Officials have laid out an eight-year plan for the business school to pay back the roughly $13 million it owes the University – the first steps taken in two years to remedy the overspending that led to the firing of its former dean.
The school will spend six years paying back roughly $6.5 million starting in 2017, while the other half of the bill will be taken out of the provost office’s budget over six years starting in July. But now that the plan has been approved, it’s setting up a potential battle within the school for what areas will have to be cut to afford making the payments.
The school will have to weather two rounds of cuts: One next year as part of a University-wide budget crunch, and another to make up for the 2012 overspending.
When Provost Steven Lerman announced the details of the repayment plan at a faculty meeting at the end of last month, faculty members debated where cuts could be made, including areas like travel expenses, and whether to cut administrator positions, faculty who were present said. Others criticized the plan and said the University should have decided to forgive the deficit.
Lerman said it’s a “judgment call” to have University officials figure out who is responsible for making the payments on the deficit. The timeline is set for eight years to allow the school to continue functioning without placing too much of a burden on it, he added.
Schools and administrative department budgets are already being cut by about 5 percent this year after the University missed revenue projections overall.
Lerman said GW decided to delay when the school would have to pay back the $13 million because if the two cuts came at the same time, it would likely stress the business school too much.
“We tried to minimize the short-term effect because it is a tough budget year so not to add an additional burden, and give the school opportunities for growth that could then fund all that repayment rather than burdening them,” he said.
James Bailey, a professor of management, said in an email that it doesn’t appear that cuts will be made to the school’s educational programs, including curriculum revisions and the creation of an MBA geared toward analyzing digital data. He said faculty research funds would also not be impacted.
“If GWSB ‘owes’ anything, no impact on quality is discernible,” Bailey said.
Lerman suggested that travel costs be cut. One faculty member who attended the meeting said some top administrator spots in the business school would remain open for longer than usual if an official steps down. He spoke on the condition of anonymity because he thought the plan was controversial.
“[Lerman] made it clear they are not going to cut from faculty costs,” the faculty member said. “[The business school is] not going to going to slow down faculty hiring or faculty pay.”

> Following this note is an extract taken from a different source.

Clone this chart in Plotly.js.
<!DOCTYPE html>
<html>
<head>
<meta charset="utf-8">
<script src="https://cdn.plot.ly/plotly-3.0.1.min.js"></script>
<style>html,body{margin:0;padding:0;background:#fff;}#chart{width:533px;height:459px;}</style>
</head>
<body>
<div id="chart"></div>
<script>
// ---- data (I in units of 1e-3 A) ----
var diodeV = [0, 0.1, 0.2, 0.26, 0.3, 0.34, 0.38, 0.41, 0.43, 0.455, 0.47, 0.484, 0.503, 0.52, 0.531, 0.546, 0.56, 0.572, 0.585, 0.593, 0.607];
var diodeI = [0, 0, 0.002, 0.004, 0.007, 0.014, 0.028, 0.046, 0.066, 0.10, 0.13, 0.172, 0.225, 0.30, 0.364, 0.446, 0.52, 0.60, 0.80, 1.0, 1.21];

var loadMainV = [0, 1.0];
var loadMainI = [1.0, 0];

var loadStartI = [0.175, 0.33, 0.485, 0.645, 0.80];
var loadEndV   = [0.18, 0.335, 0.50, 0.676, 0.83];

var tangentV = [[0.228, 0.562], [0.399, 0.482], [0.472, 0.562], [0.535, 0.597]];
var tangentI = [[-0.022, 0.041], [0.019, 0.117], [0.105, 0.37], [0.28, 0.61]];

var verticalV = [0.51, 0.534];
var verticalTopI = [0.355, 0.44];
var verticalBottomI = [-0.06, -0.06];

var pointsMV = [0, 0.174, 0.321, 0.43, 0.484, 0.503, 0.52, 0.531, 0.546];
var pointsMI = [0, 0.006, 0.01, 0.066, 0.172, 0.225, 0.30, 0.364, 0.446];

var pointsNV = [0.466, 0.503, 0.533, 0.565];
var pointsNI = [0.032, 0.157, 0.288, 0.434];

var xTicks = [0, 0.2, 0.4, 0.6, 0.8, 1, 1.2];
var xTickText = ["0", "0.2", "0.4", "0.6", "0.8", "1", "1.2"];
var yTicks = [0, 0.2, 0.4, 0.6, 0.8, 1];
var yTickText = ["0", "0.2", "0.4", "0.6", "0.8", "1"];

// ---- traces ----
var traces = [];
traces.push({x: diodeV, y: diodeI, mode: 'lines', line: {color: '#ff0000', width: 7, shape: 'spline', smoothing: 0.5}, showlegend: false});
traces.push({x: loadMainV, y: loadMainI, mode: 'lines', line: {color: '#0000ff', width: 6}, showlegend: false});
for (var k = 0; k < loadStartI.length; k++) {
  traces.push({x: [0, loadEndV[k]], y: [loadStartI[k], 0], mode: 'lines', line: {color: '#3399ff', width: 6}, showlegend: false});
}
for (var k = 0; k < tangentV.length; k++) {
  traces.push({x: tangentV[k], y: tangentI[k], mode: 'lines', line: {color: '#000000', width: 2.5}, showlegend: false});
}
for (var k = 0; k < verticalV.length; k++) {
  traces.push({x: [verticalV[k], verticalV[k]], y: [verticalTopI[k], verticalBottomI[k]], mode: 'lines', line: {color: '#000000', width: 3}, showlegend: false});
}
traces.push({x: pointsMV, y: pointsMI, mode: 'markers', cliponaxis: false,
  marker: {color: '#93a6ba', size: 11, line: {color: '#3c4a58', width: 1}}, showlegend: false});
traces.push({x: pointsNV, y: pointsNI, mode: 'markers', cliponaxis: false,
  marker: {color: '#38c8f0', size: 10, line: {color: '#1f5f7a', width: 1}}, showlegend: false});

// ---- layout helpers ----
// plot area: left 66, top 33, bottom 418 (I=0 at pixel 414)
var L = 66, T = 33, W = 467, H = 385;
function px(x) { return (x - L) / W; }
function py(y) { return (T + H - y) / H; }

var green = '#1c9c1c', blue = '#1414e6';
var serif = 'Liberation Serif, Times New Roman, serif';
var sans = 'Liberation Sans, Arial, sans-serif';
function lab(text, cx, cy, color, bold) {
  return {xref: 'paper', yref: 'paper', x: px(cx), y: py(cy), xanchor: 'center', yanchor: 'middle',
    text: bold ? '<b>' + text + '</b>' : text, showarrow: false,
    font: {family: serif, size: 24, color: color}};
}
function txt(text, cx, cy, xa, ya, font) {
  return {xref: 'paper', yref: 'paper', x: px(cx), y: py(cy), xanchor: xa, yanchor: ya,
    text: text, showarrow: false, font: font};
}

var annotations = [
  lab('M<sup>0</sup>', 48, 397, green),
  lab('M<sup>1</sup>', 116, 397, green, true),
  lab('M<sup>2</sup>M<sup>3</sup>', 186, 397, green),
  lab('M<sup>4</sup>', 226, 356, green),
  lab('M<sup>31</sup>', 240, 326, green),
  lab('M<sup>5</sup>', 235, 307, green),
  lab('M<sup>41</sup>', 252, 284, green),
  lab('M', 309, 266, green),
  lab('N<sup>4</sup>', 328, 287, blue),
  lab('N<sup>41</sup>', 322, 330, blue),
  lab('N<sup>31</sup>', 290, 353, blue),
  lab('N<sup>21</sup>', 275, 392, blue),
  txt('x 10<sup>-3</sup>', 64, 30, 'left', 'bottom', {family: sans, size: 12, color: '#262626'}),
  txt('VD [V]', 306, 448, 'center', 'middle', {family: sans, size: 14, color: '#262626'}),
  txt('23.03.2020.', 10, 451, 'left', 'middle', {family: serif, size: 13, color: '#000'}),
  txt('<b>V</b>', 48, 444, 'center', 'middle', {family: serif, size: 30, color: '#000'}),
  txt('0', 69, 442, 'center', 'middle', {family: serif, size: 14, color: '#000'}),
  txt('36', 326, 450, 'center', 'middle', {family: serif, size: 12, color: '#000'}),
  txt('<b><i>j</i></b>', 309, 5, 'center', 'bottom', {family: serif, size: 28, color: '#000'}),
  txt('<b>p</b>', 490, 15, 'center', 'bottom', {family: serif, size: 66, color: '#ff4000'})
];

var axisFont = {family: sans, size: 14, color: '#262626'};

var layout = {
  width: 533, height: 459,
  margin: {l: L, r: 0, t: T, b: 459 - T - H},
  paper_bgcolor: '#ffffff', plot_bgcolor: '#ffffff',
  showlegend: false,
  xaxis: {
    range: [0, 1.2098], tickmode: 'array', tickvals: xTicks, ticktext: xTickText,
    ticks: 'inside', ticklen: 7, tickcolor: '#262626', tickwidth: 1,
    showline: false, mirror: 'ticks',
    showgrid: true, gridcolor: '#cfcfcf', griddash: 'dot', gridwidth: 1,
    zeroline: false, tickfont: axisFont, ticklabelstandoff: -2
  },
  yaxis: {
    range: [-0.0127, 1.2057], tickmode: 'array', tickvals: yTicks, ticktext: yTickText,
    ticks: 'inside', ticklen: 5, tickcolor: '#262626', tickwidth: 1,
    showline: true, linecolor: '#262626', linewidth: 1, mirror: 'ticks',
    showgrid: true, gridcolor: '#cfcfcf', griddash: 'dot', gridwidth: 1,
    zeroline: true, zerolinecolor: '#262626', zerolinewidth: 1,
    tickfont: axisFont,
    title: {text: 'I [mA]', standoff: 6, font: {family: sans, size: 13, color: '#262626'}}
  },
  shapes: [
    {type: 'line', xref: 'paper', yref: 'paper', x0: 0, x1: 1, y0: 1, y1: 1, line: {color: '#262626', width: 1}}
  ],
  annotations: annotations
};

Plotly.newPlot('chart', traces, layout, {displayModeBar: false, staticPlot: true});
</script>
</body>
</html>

The overspending from two years ago led to former dean Doug Guthrie’s firing in a highly public showdown over whether the school’s leaders had used money that belonged to the University. Faculty then criticized officials for taking more of the school’s revenues to pad GW’s administrative budget than previously expected.
The business school won’t necessarily have to make equal payments every year, Lerman said.
Higher education finance experts say the delay will help the school prepare for the increased expenses and prevent more deficits in the short term.
The roughly $13 million deficit was about 25 percent of the school’s budget at the time. Much of that spending went toward creating online and executive education programs, which both typically have high start-up costs but can help boost revenue from increased tuition dollars in the long term.
Robert Van Order, the chair of the school’s finance department, said the about 60 faculty members at the meeting discussed where the burden should fall. Some faculty thought the University should forgive the $13 million budget deficit altogether because it was incurred two years ago. Others argued that because the school did spend the money, it should be the one to return it.
“This isn’t funny money. This is real money,” Van Order said. “Like other debts, it should be paid back.”
But Van Order said determining how to repay the money is complicated because of factors like who is most responsible to pay, adding that it is “more like moving a big battleship than moving a jet plane.”
The business school’s current dean, Linda Livingstone, declined to comment on the how the plan’s specific timeline was created or how the cuts would affect faculty, students and the school’s programs. She was a decision maker in the repayment plan, along with Lerman, Executive Vice President and Treasurer Lou Katz and some business school staff, Lerman said.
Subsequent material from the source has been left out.